Saturday, February 18, 2012

Raymond Chandler's Catch-22

This whole 1945 essay by Raymond Chandler in The Atlantic is wonderful, but I think this is my favorite paragraph:

To me the interesting point about Hollywood's writers of talent is not how few or how many they are, but how little of worth their talent is allowed to achieve. Interesting -- but hardly unexpected, once you accept the premise that writers are employed to write screenplays on the theory that, being writers, they have a particular gift and training for the job, and are then prevented from doing it with any independence or finality whatsoever, on the theory that, being merely writers, they know nothing about making pictures, and of course if they don't know how to make pictures, they couldn't possibly know how to write them.


Saturday, February 11, 2012

I prefer not to

I think I know how to defeat Google's invasive "personalization" -- for a while...
Much kerfuffle and roiling of late over Google's proposed changes to its privacy policy. There's plenty written elsewhere, so I'll spare you my attempts to either summarize or analyse it. This is about how I respond to it.

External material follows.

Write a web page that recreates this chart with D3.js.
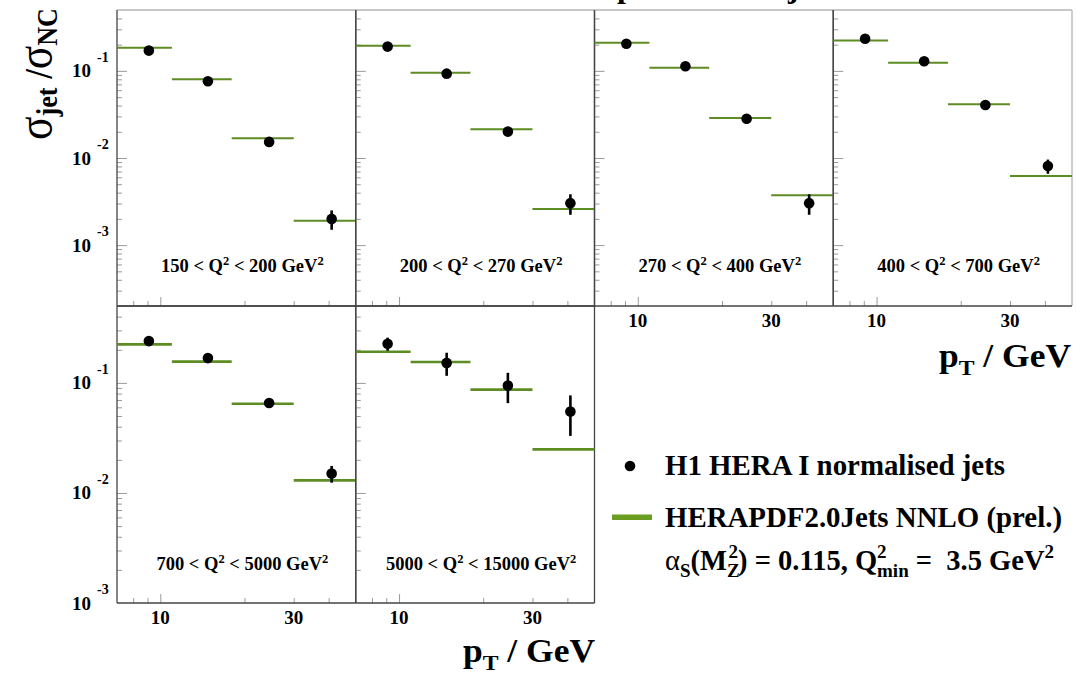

Given that in a sense it's useless, that they are scanning all my email as well as this blog (which is hosted on their blogspot service), I still want to register that I think it's offensive to see Google offer me "personal results" at the top of a search page. Why the FUCK would I want my search results "personalized" using my history of past searches as well as everything else Google knows about me? What am I, seven years old? Are people suddenly bereft of any search skills at all? I have been working for software companies for going on 20 years; I know a thing or two about search. Please, Google -- don't patronize me.

Added slightly later: Yes, it's possible to click an option in your account settings that says "Don't use personal results." But that just means they don't display the option for you. It doesn't mean they don't collect information about you. As for the "Search history" that you can also supposedly turn off (and I do) -- I simply don't trust that turning it off actually means they don't collect information about you. I think it just means they don't display it for you.

I'm someone who's used GMail ever since it was available. I love Google's services -- but I also want to be able to say no. So I haven't signed up for "Google +" and I never will -- until the day they stop giving me the choice and simply force me to do so. And that's the day I will dump GMail and make sure everything possible is off their systems -- as if that were even possible.

But til then, I have a simple strategy: never search for anything on Google while logged in to my email or other services.

That's simpler than it sounds. You have more than one browser on your machine, right? Probably Internet Explorer (or Safari, for Mac users), and Firefox. Maybe Chrome or Opera. All you have to do is dedicate one of these browsers to non-logged in Google use. For example, let's say I want to search for a new car, but I don't want fucking car advertising to clutter up my browser and I don't want any evidence of it in my Google results. Let's say I use Google's own browser, Chrome, for my GMail and other Google services. Then I just start up Firefox for the Google search -- and any other anonymous services, like Maps, that don't depend on my identity. And I do my search while not logged in to my Google account.

If I did that while logged in, Google would know I'm looking for a certain kind of car, and then it would know I searched on their maps for the nearest dealerships. Why should I want them to know that? What services could they possibly offer me, based on that information, that would benefit me -- as opposed to benefiting the car dealers whose ads would then pollute my email window and search results and, for all I know, my maps?

No really Google -- thanks for your free services, but UP YOURS on the exploitation.

Wednesday, February 01, 2012

Nerds and non-conformists probably don't have Asperger Syndrome; are simply weird

An op-ed from yesterday's New York Times, "I Had Asperger Syndrome. Briefly" is on their list of most-read pieces. In it, the author describes how his symptoms of classic nerdiness in high school -- an obsession with literature, shyness, and a general difficulty with math and sports -- were mistaken as symptoms of Asperger Syndrome by his mother, who happened to be an Asperger expert.

A lot of his high school experience resonated with me -- sitting in his bedroom playing guitar and constantly reading novels, instead of playing with kids his age. But two things struck me. First, this sentence:

If I had been well-rounded enough to attain basic competence at a few sports, I wouldn't have provoked rage and contempt in other kids during gym and recess.

Rage and contempt, yes. I doubt he's exaggerating. The only difference in my own experience is that this sentence described my experience in grade school, not high school. By the time I got to high school, the school was so huge that there was room for kids who weren't good at sports. Me, I was in drama and the choir and the creative writing class. Being bad at sports didn't get you picked on; it just meant you were invisible -- which, given the other alternatives, is not the worst thing to be in high school.

The other thing that struck me was his bio at the end of the piece: Benjamin Nugent, the director of creative writing at Southern New Hampshire University, is the author of "American Nerd: The Story of My People." Oh really? Someone who was in high school in "the late 90s" is already the director of creative writing at a state university? I guess he's a little more high-performing than he realizes.